• Task details
Stop at the line containing "import * as": write out every line from the beginning of the entries up to and including it, minus the pictures.

• Material for the task

++++++++++++++++++++

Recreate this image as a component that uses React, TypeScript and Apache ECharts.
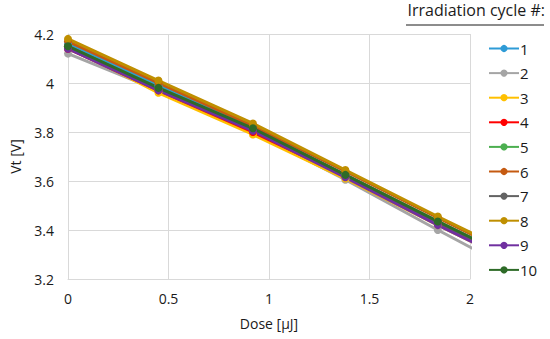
import React, { useEffect, useRef } from "react";
import * as echarts from "echarts";

const doses = [0, 0.45, 0.92, 1.38, 1.84, 2.3];
const cycleNames = ["1", "2", "3", "4", "5", "6", "7", "8", "9", "10"];
const cycleColors = ["#2E9BD6", "#A5A5A5", "#FFC000", "#FF0000", "#4CAF50", "#C55A11", "#636363", "#BF8F00", "#7030A0", "#2E6B28"];
const cycle1 = [4.16, 3.99, 3.815, 3.625, 3.43, 3.245];
const cycle2 = [4.12, 3.97, 3.8, 3.605, 3.4, 3.2];
const cycle3 = [4.15, 3.96, 3.79, 3.61, 3.42, 3.235];
const cycle4 = [4.14, 3.97, 3.8, 3.62, 3.43, 3.245];
const cycle5 = [4.15, 3.98, 3.81, 3.625, 3.435, 3.25];
const cycle6 = [4.17, 4.0, 3.825, 3.64, 3.45, 3.265];
const cycle7 = [4.15, 3.975, 3.81, 3.62, 3.43, 3.245];
const cycle8 = [4.18, 4.01, 3.835, 3.645, 3.455, 3.27];
const cycle9 = [4.14, 3.97, 3.805, 3.615, 3.42, 3.235];
const cycle10 = [4.15, 3.98, 3.815, 3.625, 3.435, 3.25];
const cycleValues = [cycle1, cycle2, cycle3, cycle4, cycle5, cycle6, cycle7, cycle8, cycle9, cycle10];

const FONT = "'Open Sans', 'Liberation Sans', sans-serif";
const TXT = "#1a1a1a";

export default function App() {
  const ref = useRef<HTMLDivElement>(null);
  useEffect(() => {
    if (!ref.current) return;
    const chart = echarts.init(ref.current, undefined, { renderer: "svg" });
    chart.setOption({
      animation: false,
      textStyle: { fontFamily: FONT },
      grid: { left: 68, right: 80, top: 34, bottom: 60 },
      title: {
        text: "Irradiation cycle #:",
        right: 5,
        top: 2,
        padding: 0,
        textStyle: { fontFamily: FONT, fontSize: 16, fontWeight: "normal", color: TXT },
      },
      graphic: [
        { type: "line", shape: { x1: 406, y1: 25, x2: 544, y2: 25 }, style: { stroke: TXT, lineWidth: 1 } },
      ],
      legend: {
        orient: "vertical",
        left: 483,
        top: 36,
        itemWidth: 30,
        itemHeight: 9,
        itemGap: 9.6,
        textStyle: { fontFamily: FONT, fontSize: 15, color: TXT, padding: [0, 0, 0, -4] },
        data: cycleNames,
      },
      xAxis: {
        type: "value",
        min: 0,
        max: 2,
        interval: 0.5,
        name: "Dose [μJ]",
        nameLocation: "middle",
        nameGap: 37,
        nameTextStyle: { fontFamily: FONT, fontSize: 14, color: TXT },
        axisLine: { show: true, lineStyle: { color: "#d9d9d9" } },
        axisTick: { show: false },
        axisLabel: { fontFamily: FONT, fontSize: 14, color: TXT, margin: 12 },
        splitLine: { show: true, lineStyle: { color: "#d9d9d9" } },
      },
      yAxis: {
        type: "value",
        min: 3.2,
        max: 4.2,
        interval: 0.2,
        name: "Vt [V]",
        nameLocation: "middle",
        nameGap: 46,
        nameRotate: 90,
        nameTextStyle: { fontFamily: FONT, fontSize: 14, color: TXT },
        axisLine: { show: true, lineStyle: { color: "#d9d9d9" } },
        axisTick: { show: false },
        axisLabel: { fontFamily: FONT, fontSize: 14, color: TXT, margin: 14 },
        splitLine: { show: true, lineStyle: { color: "#d9d9d9" } },
      },
      series: cycleNames.map((name, i) => ({
        name,
        type: "line",
        data: doses.map((d, j) => [d, cycleValues[i][j]]),
        color: cycleColors[i],
        symbol: "circle",
        symbolSize: 8,
        lineStyle: { width: 3 },
        clip: true,
      })),
    });
    return () => chart.dispose();
  }, []);
  return <div ref={ref} style={{ width: 550, height: 339, position: "absolute", left: 0, top: 0, background: "#fff" }} />;
}
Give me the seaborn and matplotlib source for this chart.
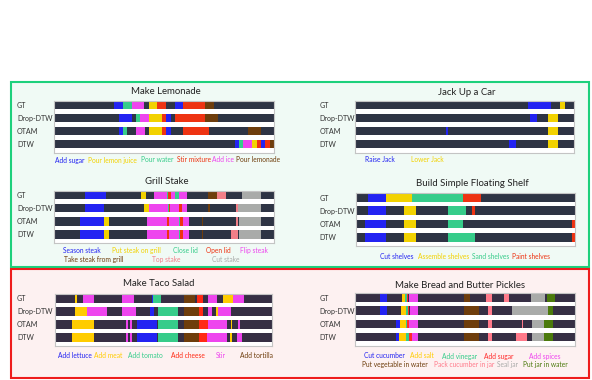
import numpy as np
import matplotlib
matplotlib.use("Agg")
import matplotlib.pyplot as plt
from matplotlib.colors import ListedColormap
from matplotlib.patches import Rectangle
import seaborn as sns

ROWS = ["GT", "Drop-DTW", "OTAM", "DTW"]

# ---- Make Lemonade (segments in % of video length)
LEMONADE_ACTIONS = ["Add sugar", "Pour lemon juice", "Pour water", "Stir mixture", "Add ice", "Pour lemonade"]
LEMONADE_GT = [("Add sugar", 27.3, 31.4), ("Pour water", 31.4, 35.2), ("Add ice", 35.2, 40.9),
               ("Pour lemon juice", 43.0, 46.9), ("Stir mixture", 46.9, 50.8), ("Add sugar", 54.8, 58.5),
               ("Stir mixture", 58.5, 68.5), ("Pour lemonade", 68.5, 72.4)]
LEMONADE_DROP = [("Add sugar", 29.4, 35.2), ("Pour water", 37.1, 38.9), ("Add ice", 38.9, 43.0),
                 ("Pour lemon juice", 43.0, 48.8), ("Stir mixture", 48.8, 50.9), ("Add sugar", 50.9, 52.9),
                 ("Stir mixture", 54.8, 68.5), ("Pour lemonade", 68.5, 74.2)]
LEMONADE_OTAM = [("Add sugar", 29.4, 31.4), ("Pour water", 31.4, 33.2), ("Add ice", 37.1, 41.1),
                 ("Pour lemon juice", 43.0, 48.8), ("Stir mixture", 48.8, 50.9), ("Add sugar", 50.9, 52.9),
                 ("Stir mixture", 58.6, 70.3), ("Pour lemonade", 88.0, 93.9)]
LEMONADE_DTW = [("Add sugar", 82.1, 84.1), ("Pour water", 84.1, 85.9), ("Add ice", 85.9, 90.0),
                ("Pour lemon juice", 90.0, 92.0), ("Stir mixture", 92.0, 93.9), ("Add sugar", 93.9, 95.9),
                ("Stir mixture", 95.9, 97.9), ("Pour lemonade", 97.9, 100.0)]

# ---- Jack Up a Car
JACK_ACTIONS = ["Raise Jack", "Lower Jack"]
JACK_GT = [("Raise Jack", 78.7, 89.4), ("Lower Jack", 93.6, 95.7)]
JACK_DROP = [("Raise Jack", 79.8, 83.0), ("Lower Jack", 88.1, 92.7)]
JACK_OTAM = [("Raise Jack", 41.3, 42.4), ("Lower Jack", 88.1, 92.7)]
JACK_DTW = [("Raise Jack", 70.4, 73.6), ("Lower Jack", 88.1, 92.7)]

# ---- Grill Stake
GRILL_ACTIONS = ["Season steak", "Put steak on grill", "Close lid", "Open lid", "Flip steak",
                 "Take steak from grill", "Top stake", "Cut stake"]
GRILL_GT = [("Season steak", 14.3, 23.7), ("Put steak on grill", 39.5, 41.7), ("Flip steak", 45.5, 51.2),
            ("Close lid", 51.2, 51.6), ("Open lid", 51.6, 53.0), ("Flip steak", 53.0, 55.2),
            ("Close lid", 55.2, 56.9), ("Flip steak", 56.9, 60.6), ("Take steak from grill", 69.8, 73.9),
            ("Top stake", 73.9, 78.1), ("Cut stake", 85.5, 94.0)]
GRILL_DROP = [("Season steak", 14.4, 23.0), ("Put steak on grill", 41.1, 43.2), ("Flip steak", 43.2, 51.7),
              ("Close lid", 51.7, 52.2), ("Open lid", 52.2, 52.6), ("Flip steak", 52.6, 56.6),
              ("Open lid", 56.6, 58.0), ("Flip steak", 58.0, 60.6), ("Take steak from grill", 70.1, 70.8),
              ("Top stake", 82.6, 83.4), ("Cut stake", 83.4, 93.9)]
GRILL_OTAM = [("Season steak", 12.1, 23.0), ("Put steak on grill", 23.0, 25.2), ("Flip steak", 42.4, 51.5),
              ("Open lid", 51.5, 52.2), ("Flip steak", 52.2, 56.6), ("Close lid", 56.6, 57.1),
              ("Open lid", 57.1, 58.4), ("Flip steak", 58.4, 61.3), ("Take steak from grill", 67.1, 67.8),
              ("Top stake", 82.6, 83.4), ("Cut stake", 84.2, 94.0)]
GRILL_DTW = [("Season steak", 12.1, 23.0), ("Put steak on grill", 23.0, 25.2), ("Flip steak", 42.4, 51.5),
             ("Open lid", 51.5, 52.2), ("Flip steak", 52.2, 56.8), ("Close lid", 56.8, 57.3),
             ("Open lid", 57.3, 58.4), ("Flip steak", 58.4, 61.3), ("Take steak from grill", 67.1, 67.8),
             ("Top stake", 80.2, 83.4), ("Cut stake", 84.2, 94.0)]

# ---- Build Simple Floating Shelf
SHELF_ACTIONS = ["Cut shelves", "Assemble shelves", "Sand shelves", "Paint shelves"]
SHELF_GT = [("Cut shelves", 5.5, 13.7), ("Assemble shelves", 13.7, 25.7), ("Sand shelves", 25.7, 48.6),
            ("Paint shelves", 48.6, 56.8)]
SHELF_DROP = [("Cut shelves", 5.5, 13.7), ("Assemble shelves", 21.7, 27.2), ("Sand shelves", 41.8, 50.0),
              ("Paint shelves", 52.7, 54.1)]
SHELF_OTAM = [("Cut shelves", 4.1, 13.7), ("Assemble shelves", 21.7, 27.2), ("Sand shelves", 41.8, 48.6),
              ("Paint shelves", 98.5, 100.0)]
SHELF_DTW = [("Cut shelves", 4.1, 13.7), ("Assemble shelves", 21.7, 27.2), ("Sand shelves", 41.8, 54.1),
             ("Paint shelves", 98.5, 100.0)]

# ---- Make Taco Salad
TACO_ACTIONS = ["Add lettuce", "Add meat", "Add tomato", "Add cheese", "Stir", "Add tortilla"]
TACO_GT = [("Add meat", 9.2, 9.8), ("Stir", 12.9, 18.0), ("Stir", 31.0, 36.4), ("Add lettuce", 44.5, 45.2),
           ("Add tomato", 45.2, 48.8), ("Add tortilla", 59.4, 64.5), ("Add cheese", 65.4, 68.0),
           ("Stir", 70.3, 74.6), ("Add meat", 77.2, 82.0), ("Stir", 82.0, 87.2)]
TACO_DROP = [("Add meat", 9.3, 14.5), ("Stir", 14.5, 24.0), ("Stir", 31.0, 37.1), ("Add lettuce", 43.7, 45.5),
             ("Add tomato", 47.2, 56.8), ("Add tortilla", 59.4, 66.3), ("Add cheese", 66.3, 68.0),
             ("Stir", 70.6, 72.4), ("Add meat", 74.0, 74.9), ("Stir", 74.9, 81.0)]
TACO_OTAM = [("Add meat", 7.6, 18.0), ("Stir", 32.6, 33.4), ("Stir", 34.4, 35.2), ("Add lettuce", 37.8, 46.8),
             ("Add tomato", 47.2, 56.8), ("Add tortilla", 59.4, 66.3), ("Add cheese", 66.3, 70.6),
             ("Stir", 70.6, 79.2), ("Add meat", 80.9, 81.6), ("Stir", 84.2, 85.2)]
TACO_DTW = [("Add meat", 7.6, 18.0), ("Stir", 32.6, 33.4), ("Stir", 34.4, 35.2), ("Add lettuce", 37.8, 46.8),
            ("Add tomato", 47.2, 56.8), ("Add tortilla", 59.4, 66.3), ("Add cheese", 66.3, 69.9),
            ("Stir", 69.9, 79.1), ("Add meat", 80.7, 81.7), ("Stir", 83.7, 86.1)]

# ---- Make Bread and Butter Pickles
PICKLE_ACTIONS = ["Cut cucumber", "Add salt", "Add vinegar", "Add sugar", "Add spices",
                  "Put vegetable in water", "Pack cucumber in jar", "Seal jar", "Put jar in water"]
PICKLE_GT = [("Cut cucumber", 11.4, 14.4), ("Add salt", 21.1, 22.8), ("Add vinegar", 22.8, 23.4),
             ("Add sugar", 23.4, 24.1), ("Add spices", 24.3, 28.5), ("Put vegetable in water", 49.3, 52.2),
             ("Pack cucumber in jar", 59.5, 62.3), ("Pack cucumber in jar", 67.6, 69.8),
             ("Seal jar", 79.8, 86.4), ("Put jar in water", 87.3, 90.8)]
PICKLE_DROP = [("Cut cucumber", 11.3, 14.5), ("Add salt", 20.6, 23.2), ("Add vinegar", 23.2, 23.8),
               ("Add sugar", 23.8, 24.4), ("Add spices", 24.8, 28.5), ("Put vegetable in water", 49.3, 56.3),
               ("Pack cucumber in jar", 60.3, 62.2), ("Seal jar", 71.1, 87.8), ("Put jar in water", 87.8, 90.0)]
PICKLE_OTAM = [("Cut cucumber", 18.3, 20.2), ("Add salt", 20.2, 23.1), ("Add vinegar", 23.1, 23.7),
               ("Add sugar", 23.7, 24.3), ("Add spices", 24.6, 28.4), ("Put vegetable in water", 49.3, 56.3),
               ("Pack cucumber in jar", 60.3, 62.2), ("Pack cucumber in jar", 75.7, 76.2),
               ("Seal jar", 80.5, 85.8), ("Put jar in water", 85.8, 89.8)]
PICKLE_DTW = [("Cut cucumber", 18.3, 20.1), ("Add salt", 20.1, 23.1), ("Add vinegar", 23.1, 24.3),
              ("Add sugar", 24.3, 25.9), ("Add spices", 25.9, 28.4), ("Put vegetable in water", 49.3, 56.3),
              ("Pack cucumber in jar", 60.3, 62.2), ("Pack cucumber in jar", 73.0, 78.2),
              ("Seal jar", 80.5, 85.8), ("Put jar in water", 85.8, 89.8)]

# colours
BLUE, YELLOW, TEAL, RED = "#2323f2", "#f2d200", "#36cc8a", "#ee3312"
MAGENTA, BROWN, PINK, GRAY, OLIVE = "#ee45ee", "#6e3d0c", "#f27f88", "#a9aba9", "#4b7a0c"
DARK_GREEN_BOX, DARK_RED_BOX = "#2e3444", "#362f44"

sns.set_style("white")
plt.rcParams["font.family"] = ["Lato", "DejaVu Sans"]

W, H = 592, 380
fig = plt.figure(figsize=(W / 100, H / 100), dpi=100)


def box(x0, y0, x1, y1, edge, face):
    fig.add_artist(Rectangle((x0 / W, 1 - y1 / H), (x1 - x0) / W, (y1 - y0) / H,
                             transform=fig.transFigure, facecolor=face, edgecolor=edge,
                             linewidth=1.5, zorder=-1))


box(11, 81.5, 588.5, 267, "#1dd07c", "#f0faf5")
box(11, 268.8, 588.5, 377.5, "#ee1c1c", "#fdf1f1")


def panel(rect, title, title_xy, actions, colors, rows, dark, label_x, legend):
    x0, y0, x1, y1 = rect
    ax = fig.add_axes([x0 / W, 1 - y1 / H, (x1 - x0) / W, (y1 - y0) / H])
    mat = np.full((12, 1000), np.nan)
    for i, segs in enumerate(rows):
        mat[3 * i:3 * i + 2, :] = 0
        for name, s, e in segs:
            mat[3 * i:3 * i + 2, int(round(s * 10)):int(round(e * 10))] = actions.index(name) + 1
    cmap = ListedColormap([dark] + colors)
    sns.heatmap(mat, ax=ax, cmap=cmap, vmin=-0.5, vmax=len(colors) + 0.5, cbar=False,
                xticklabels=False, yticklabels=False)
    ax.set_facecolor("white")
    ax.set_yticks([1, 4, 7, 10])
    ax.set_yticklabels(ROWS, fontsize=5.1, color="#333333", ha="left", rotation=0)
    ax.tick_params(axis="y", length=0, pad=(x0 - label_x) * 0.72)
    for sp in ax.spines.values():
        sp.set_visible(True)
        sp.set_color("#c4c4c4")
        sp.set_linewidth(0.8)
    fig.text(title_xy[0] / W, 1 - title_xy[1] / H, title, ha="center", va="center",
             fontsize=6.9, color="#222222")
    for name, lx, ly in legend:
        fig.text(lx / W, 1 - ly / H, name, color=colors[actions.index(name)], fontsize=4.8,
                 ha="left", va="center")


panel((54.3, 100.7, 274.3, 152.7), "Make Lemonade", (166.3, 92),
      LEMONADE_ACTIONS, [BLUE, YELLOW, TEAL, RED, MAGENTA, BROWN],
      [LEMONADE_GT, LEMONADE_DROP, LEMONADE_OTAM, LEMONADE_DTW], DARK_GREEN_BOX, 17,
      [("Add sugar", 55, 160), ("Pour lemon juice", 87.7, 160), ("Pour water", 140.7, 160),
       ("Stir mixture", 176.7, 160), ("Add ice", 212.3, 160), ("Pour lemonade", 235.7, 160)])

panel((355, 100.7, 574.3, 152.7), "Jack Up a Car", (466.7, 92.3),
      JACK_ACTIONS, [BLUE, YELLOW],
      [JACK_GT, JACK_DROP, JACK_OTAM, JACK_DTW], DARK_GREEN_BOX, 319.5,
      [("Raise Jack", 365.3, 159.3), ("Lower Jack", 410.7, 159.3)])

panel((53.7, 190.7, 274.3, 243), "Grill Stake", (166.3, 182),
      GRILL_ACTIONS, [BLUE, YELLOW, TEAL, RED, MAGENTA, BROWN, PINK, GRAY],
      [GRILL_GT, GRILL_DROP, GRILL_OTAM, GRILL_DTW], DARK_GREEN_BOX, 17,
      [("Season steak", 63.3, 250.7), ("Put steak on grill", 112.3, 250.7), ("Close lid", 172.7, 250.7),
       ("Open lid", 206, 250.7), ("Flip steak", 240, 250.7), ("Take steak from grill", 64.3, 259.3),
       ("Top stake", 151.7, 259.3), ("Cut stake", 211.7, 259.3)])

panel((356, 193.3, 575.3, 246), "Build Simple Floating Shelf", (472, 183.3),
      SHELF_ACTIONS, [BLUE, YELLOW, TEAL, RED],
      [SHELF_GT, SHELF_DROP, SHELF_OTAM, SHELF_DTW], DARK_GREEN_BOX, 319.5,
      [("Cut shelves", 380.3, 256.3), ("Assemble shelves", 418.3, 256.3), ("Sand shelves", 472, 256.3),
       ("Paint shelves", 512, 256.3)])

panel((55.3, 294, 272, 346), "Make Taco Salad", (158.3, 284),
      TACO_ACTIONS, [BLUE, "#ffcc00", TEAL, "#ff2a14", MAGENTA, BROWN],
      [TACO_GT, TACO_DROP, TACO_OTAM, TACO_DTW], DARK_RED_BOX, 17,
      [("Add lettuce", 57.7, 356), ("Add meat", 94, 356), ("Add tomato", 128.3, 356),
       ("Add cheese", 171.3, 356), ("Stir", 215.7, 356), ("Add tortilla", 240, 356)])

panel((355.3, 293.3, 575, 345.7), "Make Bread and Butter Pickles", (460.3, 285.7),
      PICKLE_ACTIONS, [BLUE, "#ffcc00", TEAL, "#ff2a2a", MAGENTA, BROWN, "#ff7a8a", GRAY, OLIVE],
      [PICKLE_GT, PICKLE_DROP, PICKLE_OTAM, PICKLE_DTW], DARK_RED_BOX, 319.5,
      [("Cut cucumber", 364, 356), ("Add salt", 410, 356), ("Add vinegar", 441.7, 356),
       ("Add sugar", 483.7, 356), ("Add spices", 528.7, 356),
       ("Put vegetable in water", 361.7, 364.3), ("Pack cucumber in jar", 434, 364.3),
       ("Seal jar", 497.3, 364.3), ("Put jar in water", 523.3, 364.3)])

fig.savefig("out.png", dpi=100)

++++++++++++++++++++

• Finished task
Recreate this image as a component that uses React, TypeScript and Apache ECharts.
import React, { useEffect, useRef } from "react";
import * as echarts from "echarts";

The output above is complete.